**Data segment**
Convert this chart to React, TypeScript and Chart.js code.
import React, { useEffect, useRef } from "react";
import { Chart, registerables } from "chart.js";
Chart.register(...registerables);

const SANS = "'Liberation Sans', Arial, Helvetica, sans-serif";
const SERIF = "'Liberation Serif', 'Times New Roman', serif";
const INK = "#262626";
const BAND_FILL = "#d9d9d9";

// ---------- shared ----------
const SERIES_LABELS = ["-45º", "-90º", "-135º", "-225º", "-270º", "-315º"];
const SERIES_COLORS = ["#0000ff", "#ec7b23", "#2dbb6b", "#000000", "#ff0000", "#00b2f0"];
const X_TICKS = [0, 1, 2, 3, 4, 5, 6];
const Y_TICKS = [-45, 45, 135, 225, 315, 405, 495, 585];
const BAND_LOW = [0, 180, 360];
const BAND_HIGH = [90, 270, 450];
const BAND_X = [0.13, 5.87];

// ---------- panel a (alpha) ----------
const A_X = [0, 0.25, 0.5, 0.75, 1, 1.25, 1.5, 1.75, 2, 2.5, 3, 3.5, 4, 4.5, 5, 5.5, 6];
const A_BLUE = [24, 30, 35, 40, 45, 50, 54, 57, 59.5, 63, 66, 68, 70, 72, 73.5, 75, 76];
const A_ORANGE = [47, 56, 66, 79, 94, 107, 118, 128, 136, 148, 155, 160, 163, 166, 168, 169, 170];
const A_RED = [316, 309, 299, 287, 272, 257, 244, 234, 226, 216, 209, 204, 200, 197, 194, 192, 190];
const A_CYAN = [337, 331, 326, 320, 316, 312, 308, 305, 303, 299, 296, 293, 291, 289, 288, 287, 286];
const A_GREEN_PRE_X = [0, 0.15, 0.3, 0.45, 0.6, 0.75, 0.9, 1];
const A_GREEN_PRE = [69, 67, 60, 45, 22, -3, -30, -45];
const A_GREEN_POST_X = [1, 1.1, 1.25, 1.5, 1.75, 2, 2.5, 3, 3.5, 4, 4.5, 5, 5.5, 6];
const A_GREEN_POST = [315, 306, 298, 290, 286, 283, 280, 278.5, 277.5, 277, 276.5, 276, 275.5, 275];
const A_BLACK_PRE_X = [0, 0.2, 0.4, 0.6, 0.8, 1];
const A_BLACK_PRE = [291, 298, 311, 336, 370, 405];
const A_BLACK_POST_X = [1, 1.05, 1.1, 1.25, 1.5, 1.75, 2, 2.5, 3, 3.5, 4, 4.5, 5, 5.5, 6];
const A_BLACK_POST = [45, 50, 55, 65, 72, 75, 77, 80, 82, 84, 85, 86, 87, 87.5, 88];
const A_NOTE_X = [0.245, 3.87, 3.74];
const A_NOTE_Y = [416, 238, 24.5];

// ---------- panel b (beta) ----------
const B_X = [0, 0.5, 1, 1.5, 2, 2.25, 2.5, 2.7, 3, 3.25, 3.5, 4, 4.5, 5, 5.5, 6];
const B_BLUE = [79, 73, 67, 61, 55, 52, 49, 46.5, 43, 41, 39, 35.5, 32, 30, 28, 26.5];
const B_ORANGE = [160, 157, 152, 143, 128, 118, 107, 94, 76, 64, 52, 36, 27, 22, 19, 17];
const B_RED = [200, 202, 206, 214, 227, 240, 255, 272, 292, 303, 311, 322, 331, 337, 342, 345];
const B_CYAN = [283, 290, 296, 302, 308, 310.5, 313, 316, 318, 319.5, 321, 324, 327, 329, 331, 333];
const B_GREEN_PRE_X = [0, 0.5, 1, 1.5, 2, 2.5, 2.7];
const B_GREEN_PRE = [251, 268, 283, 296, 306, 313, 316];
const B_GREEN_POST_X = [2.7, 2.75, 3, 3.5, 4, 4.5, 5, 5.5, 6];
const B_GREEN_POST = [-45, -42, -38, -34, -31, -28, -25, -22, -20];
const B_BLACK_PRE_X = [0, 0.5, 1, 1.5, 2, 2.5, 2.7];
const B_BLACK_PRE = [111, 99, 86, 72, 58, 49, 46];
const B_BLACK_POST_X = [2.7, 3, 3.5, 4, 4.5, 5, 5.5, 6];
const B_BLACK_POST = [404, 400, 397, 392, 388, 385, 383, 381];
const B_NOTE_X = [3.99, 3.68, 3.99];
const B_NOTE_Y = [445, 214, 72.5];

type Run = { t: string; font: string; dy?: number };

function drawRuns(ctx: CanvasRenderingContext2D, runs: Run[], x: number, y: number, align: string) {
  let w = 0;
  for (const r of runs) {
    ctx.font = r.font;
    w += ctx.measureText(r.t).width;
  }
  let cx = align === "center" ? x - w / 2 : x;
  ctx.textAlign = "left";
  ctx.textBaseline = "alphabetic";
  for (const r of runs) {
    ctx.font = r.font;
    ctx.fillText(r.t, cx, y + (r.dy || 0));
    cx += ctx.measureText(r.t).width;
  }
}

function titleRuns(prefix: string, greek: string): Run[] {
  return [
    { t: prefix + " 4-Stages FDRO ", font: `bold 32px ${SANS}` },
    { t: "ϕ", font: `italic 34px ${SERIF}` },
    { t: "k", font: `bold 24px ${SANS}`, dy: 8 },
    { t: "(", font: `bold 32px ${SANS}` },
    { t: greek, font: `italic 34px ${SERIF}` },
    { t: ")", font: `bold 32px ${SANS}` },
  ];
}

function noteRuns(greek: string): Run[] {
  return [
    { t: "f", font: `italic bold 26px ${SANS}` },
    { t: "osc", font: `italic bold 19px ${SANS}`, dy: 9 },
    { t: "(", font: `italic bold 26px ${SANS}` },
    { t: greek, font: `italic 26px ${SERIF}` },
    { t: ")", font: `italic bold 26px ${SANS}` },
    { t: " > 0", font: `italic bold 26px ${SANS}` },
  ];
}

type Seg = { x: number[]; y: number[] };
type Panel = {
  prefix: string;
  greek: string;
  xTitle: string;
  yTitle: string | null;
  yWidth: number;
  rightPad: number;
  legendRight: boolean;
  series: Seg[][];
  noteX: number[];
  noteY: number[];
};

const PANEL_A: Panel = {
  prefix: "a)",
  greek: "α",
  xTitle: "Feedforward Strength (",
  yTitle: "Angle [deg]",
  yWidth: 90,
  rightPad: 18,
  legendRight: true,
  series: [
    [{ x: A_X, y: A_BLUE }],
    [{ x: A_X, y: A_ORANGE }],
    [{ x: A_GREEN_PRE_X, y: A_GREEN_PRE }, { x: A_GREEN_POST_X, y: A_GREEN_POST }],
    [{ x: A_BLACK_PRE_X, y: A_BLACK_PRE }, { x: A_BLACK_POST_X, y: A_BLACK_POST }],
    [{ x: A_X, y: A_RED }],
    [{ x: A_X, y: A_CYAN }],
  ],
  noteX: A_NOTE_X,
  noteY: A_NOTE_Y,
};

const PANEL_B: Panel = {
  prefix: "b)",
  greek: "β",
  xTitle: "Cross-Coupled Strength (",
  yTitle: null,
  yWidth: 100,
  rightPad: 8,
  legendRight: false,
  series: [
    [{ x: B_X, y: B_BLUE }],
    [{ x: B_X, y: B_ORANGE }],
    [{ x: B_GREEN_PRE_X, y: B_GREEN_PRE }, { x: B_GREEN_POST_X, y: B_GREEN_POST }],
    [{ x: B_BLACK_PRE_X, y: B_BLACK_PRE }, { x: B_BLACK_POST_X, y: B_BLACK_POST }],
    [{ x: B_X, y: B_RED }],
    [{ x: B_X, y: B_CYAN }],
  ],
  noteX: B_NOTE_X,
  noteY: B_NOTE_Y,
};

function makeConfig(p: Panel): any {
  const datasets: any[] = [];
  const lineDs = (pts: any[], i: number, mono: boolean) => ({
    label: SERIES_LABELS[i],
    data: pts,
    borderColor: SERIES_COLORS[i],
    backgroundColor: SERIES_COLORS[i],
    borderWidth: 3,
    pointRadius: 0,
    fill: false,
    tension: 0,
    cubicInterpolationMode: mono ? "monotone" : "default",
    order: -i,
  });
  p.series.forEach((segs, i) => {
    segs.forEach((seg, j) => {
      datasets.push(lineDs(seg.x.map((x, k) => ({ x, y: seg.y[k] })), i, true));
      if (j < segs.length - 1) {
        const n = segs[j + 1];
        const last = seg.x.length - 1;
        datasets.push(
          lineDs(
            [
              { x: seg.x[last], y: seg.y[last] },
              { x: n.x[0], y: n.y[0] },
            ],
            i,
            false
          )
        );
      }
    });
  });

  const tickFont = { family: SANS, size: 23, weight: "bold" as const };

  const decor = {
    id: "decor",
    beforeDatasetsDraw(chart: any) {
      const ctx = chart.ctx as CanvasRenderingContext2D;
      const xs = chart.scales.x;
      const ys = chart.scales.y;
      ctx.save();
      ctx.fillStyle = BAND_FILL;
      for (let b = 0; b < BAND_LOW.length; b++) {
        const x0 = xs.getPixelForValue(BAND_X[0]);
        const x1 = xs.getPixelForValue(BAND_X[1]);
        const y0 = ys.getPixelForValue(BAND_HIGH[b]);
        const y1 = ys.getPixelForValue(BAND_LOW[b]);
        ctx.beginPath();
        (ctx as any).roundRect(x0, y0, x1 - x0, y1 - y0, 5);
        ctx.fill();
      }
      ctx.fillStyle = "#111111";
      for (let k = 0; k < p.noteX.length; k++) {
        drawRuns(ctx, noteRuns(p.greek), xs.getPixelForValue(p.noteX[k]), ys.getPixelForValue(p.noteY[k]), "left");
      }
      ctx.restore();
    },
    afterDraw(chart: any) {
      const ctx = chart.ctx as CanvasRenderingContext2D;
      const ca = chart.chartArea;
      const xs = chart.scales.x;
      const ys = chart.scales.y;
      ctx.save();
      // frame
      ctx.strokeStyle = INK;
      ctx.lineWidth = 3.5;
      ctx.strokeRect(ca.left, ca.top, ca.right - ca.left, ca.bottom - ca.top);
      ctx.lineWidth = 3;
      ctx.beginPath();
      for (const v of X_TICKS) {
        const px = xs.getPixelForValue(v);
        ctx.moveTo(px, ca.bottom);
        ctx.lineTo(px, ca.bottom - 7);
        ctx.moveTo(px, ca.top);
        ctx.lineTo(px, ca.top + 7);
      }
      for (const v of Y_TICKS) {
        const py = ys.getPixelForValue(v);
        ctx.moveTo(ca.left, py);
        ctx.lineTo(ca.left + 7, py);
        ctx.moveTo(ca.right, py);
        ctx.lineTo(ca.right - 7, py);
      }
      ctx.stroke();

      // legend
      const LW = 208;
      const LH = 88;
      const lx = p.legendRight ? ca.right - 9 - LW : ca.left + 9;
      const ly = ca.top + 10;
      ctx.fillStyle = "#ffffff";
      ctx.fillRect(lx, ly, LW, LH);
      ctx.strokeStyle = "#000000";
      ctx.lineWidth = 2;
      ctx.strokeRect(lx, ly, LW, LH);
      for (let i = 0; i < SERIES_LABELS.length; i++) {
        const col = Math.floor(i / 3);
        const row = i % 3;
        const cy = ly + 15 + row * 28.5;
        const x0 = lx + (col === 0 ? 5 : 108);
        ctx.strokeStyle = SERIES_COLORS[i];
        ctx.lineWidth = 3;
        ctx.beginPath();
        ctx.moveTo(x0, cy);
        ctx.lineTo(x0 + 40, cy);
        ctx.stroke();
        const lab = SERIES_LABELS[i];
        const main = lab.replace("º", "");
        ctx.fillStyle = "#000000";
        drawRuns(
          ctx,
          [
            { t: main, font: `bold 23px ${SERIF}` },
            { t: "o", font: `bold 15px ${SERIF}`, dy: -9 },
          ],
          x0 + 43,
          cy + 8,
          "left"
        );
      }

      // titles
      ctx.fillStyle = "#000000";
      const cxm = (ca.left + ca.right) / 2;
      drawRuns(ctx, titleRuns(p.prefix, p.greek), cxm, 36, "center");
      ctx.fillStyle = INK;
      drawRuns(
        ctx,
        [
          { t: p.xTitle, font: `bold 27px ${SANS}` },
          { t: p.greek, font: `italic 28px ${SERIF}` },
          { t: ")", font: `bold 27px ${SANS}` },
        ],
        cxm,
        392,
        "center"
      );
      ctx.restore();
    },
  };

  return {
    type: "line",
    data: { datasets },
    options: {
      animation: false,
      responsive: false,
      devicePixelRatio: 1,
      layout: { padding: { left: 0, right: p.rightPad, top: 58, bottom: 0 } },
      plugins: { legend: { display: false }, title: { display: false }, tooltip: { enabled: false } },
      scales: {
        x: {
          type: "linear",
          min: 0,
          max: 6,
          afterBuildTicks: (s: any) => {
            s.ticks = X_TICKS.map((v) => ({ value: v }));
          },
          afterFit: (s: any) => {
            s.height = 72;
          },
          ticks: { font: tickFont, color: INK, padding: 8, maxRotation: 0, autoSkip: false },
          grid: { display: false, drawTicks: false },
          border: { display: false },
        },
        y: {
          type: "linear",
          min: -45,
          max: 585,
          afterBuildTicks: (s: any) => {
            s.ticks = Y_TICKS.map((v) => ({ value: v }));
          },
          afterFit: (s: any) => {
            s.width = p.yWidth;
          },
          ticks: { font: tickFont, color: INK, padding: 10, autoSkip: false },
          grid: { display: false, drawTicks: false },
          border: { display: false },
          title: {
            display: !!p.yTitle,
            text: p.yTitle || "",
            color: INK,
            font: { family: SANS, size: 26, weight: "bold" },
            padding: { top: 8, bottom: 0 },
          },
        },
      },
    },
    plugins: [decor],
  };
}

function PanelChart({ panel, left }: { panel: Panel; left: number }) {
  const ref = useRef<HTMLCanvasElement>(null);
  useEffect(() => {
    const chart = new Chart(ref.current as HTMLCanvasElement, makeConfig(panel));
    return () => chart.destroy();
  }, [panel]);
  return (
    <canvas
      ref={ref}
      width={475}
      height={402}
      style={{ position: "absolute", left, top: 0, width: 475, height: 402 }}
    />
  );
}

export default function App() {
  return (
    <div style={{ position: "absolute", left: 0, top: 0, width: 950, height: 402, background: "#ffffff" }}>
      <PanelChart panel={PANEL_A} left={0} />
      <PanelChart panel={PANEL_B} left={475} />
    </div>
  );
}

**Exercise**
Extract the lines above, from the first one through the one containing "Chart.register(...registerables);", and return only those, unchanged.

**Output for this exercise**
Convert this chart to React, TypeScript and Chart.js code.
import React, { useEffect, useRef } from "react";
import { Chart, registerables } from "chart.js";
Chart.register(...registerables);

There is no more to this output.